I want to know if my understanding of the problem is correct, and if so, how it might be solved.
I'm programming a template class to store a number of type objects and perform operations on them. The problem is that my skills are still inferior so even after reading 11 pages about rvalues I don't totally get it. In my template class, if I understand correctly, an overloaded rvalue copy function would make it so that the code in the main function would result in an error when the line 'cout << ex.z;' is executed because instead of 'test = move(ex);' calling the lvalue copy function it would call the rvalue one which would result in 'ex' referencing what test referenced and 'test' referencing what 'ex' referenced?

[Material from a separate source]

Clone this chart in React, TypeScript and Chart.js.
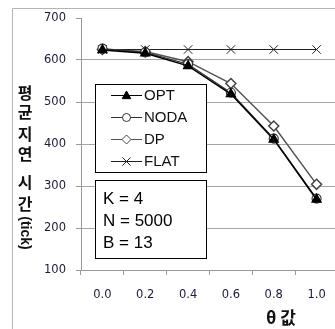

If that is correct, how do I properly implement the rvalue object copy function? My primary interest in being able to do this is to create a constructor that takes an rvalue properly instead of essentially just working like my lvalue constructor does and the roundabout method is to make sure I understand it.
template<class T>
class Vec3
{
public:
Vec3(){}
Vec3(const Vec3 &vec):x(vec.x),y(vec.y),z(vec.z){}
void operator = (const Vec3 &other)
{x=other.x; y=other.y; z=other.z;}
// void operator = (Vec3 &&other)
// {
//this would just call the other overloaded copy function
// *this = move(other);
// }
T x, y, z;
};
main(){
Vec3<int> ex(0,0,0);
Vec3<int> test = move(ex);
test.z++;
cout << test.z;//will be 1
cout << ex.z;//will be 0
}
This is how it should look like:
#include <iostream>
template<class T>
class Vec3
{
public:
Vec3() {}
Vec3(T x_, T y_, T z_): x(x_), y(y_), z(z_)
{}
Vec3(const Vec3 &vec):x(vec.x),y(vec.y),z(vec.z)
{}
Vec3(Vec3 &&vec) noexcept : x(std::move(vec.x)),y(std::move(vec.y)),z(std::move(vec.z))
{}
Vec3& operator=(const Vec3 &other)
{
x=other.x; y=other.y; z=other.z;
return *this;
}
Vec3& operator=(Vec3 &&other) noexcept
{
x = std::move(other.x);
y = std::move(other.y);
z = std::move(other.z);
return *this;
}
T x, y, z;
};
int main(){
Vec3<int> ex(0,0,0);
Vec3<int> ex1(1,1,1);
ex1 = std::move(ex); // <-- this will call move assignment operator
Vec3<int> test = std::move(ex); // <-- this will call move constructor
test.z++;
std::cout << test.z;//will be 1
std::cout << ex.z;//will be 0
return 0;
}
I personally prefer using swap idiom:
#include <iostream>
template<class T>
class Vec3
{
public:
Vec3() {}
Vec3(T x_, T y_, T z_): x(x_), y(y_), z(z_)
{}
Vec3(const Vec3 &vec):x(vec.x),y(vec.y),z(vec.z)
{}
Vec3(Vec3 &&other) noexcept
{ swap(other); }
Vec3& operator=(const Vec3 &other)
{
x=other.x; y=other.y; z=other.z;
return *this;
}
Vec3& operator=(Vec3 &&other) noexcept
{
Vec3{std::move(other)}.swap(*this);
return *this;
}
void swap(Vec3 &other) noexcept
{
std::swap(x, other.x);
std::swap(y, other.y);
std::swap(z, other.z);
}
T x, y, z;
};
main(){
Vec3<int> ex(0,0,0);
Vec3<int> ex1(1,1,1);
ex1 = std::move(ex); // <-- this will call move assignment operator
Vec3<int> test = std::move(ex); // <-- this will call move constructor
test.z++;
std::cout << test.z;//will be 1
std::cout << ex.z;//will be 0
}
Adding noexcept to your move constructor will benefit, when using your class in STL containers like std::vector etc. Container will use move instead of copy.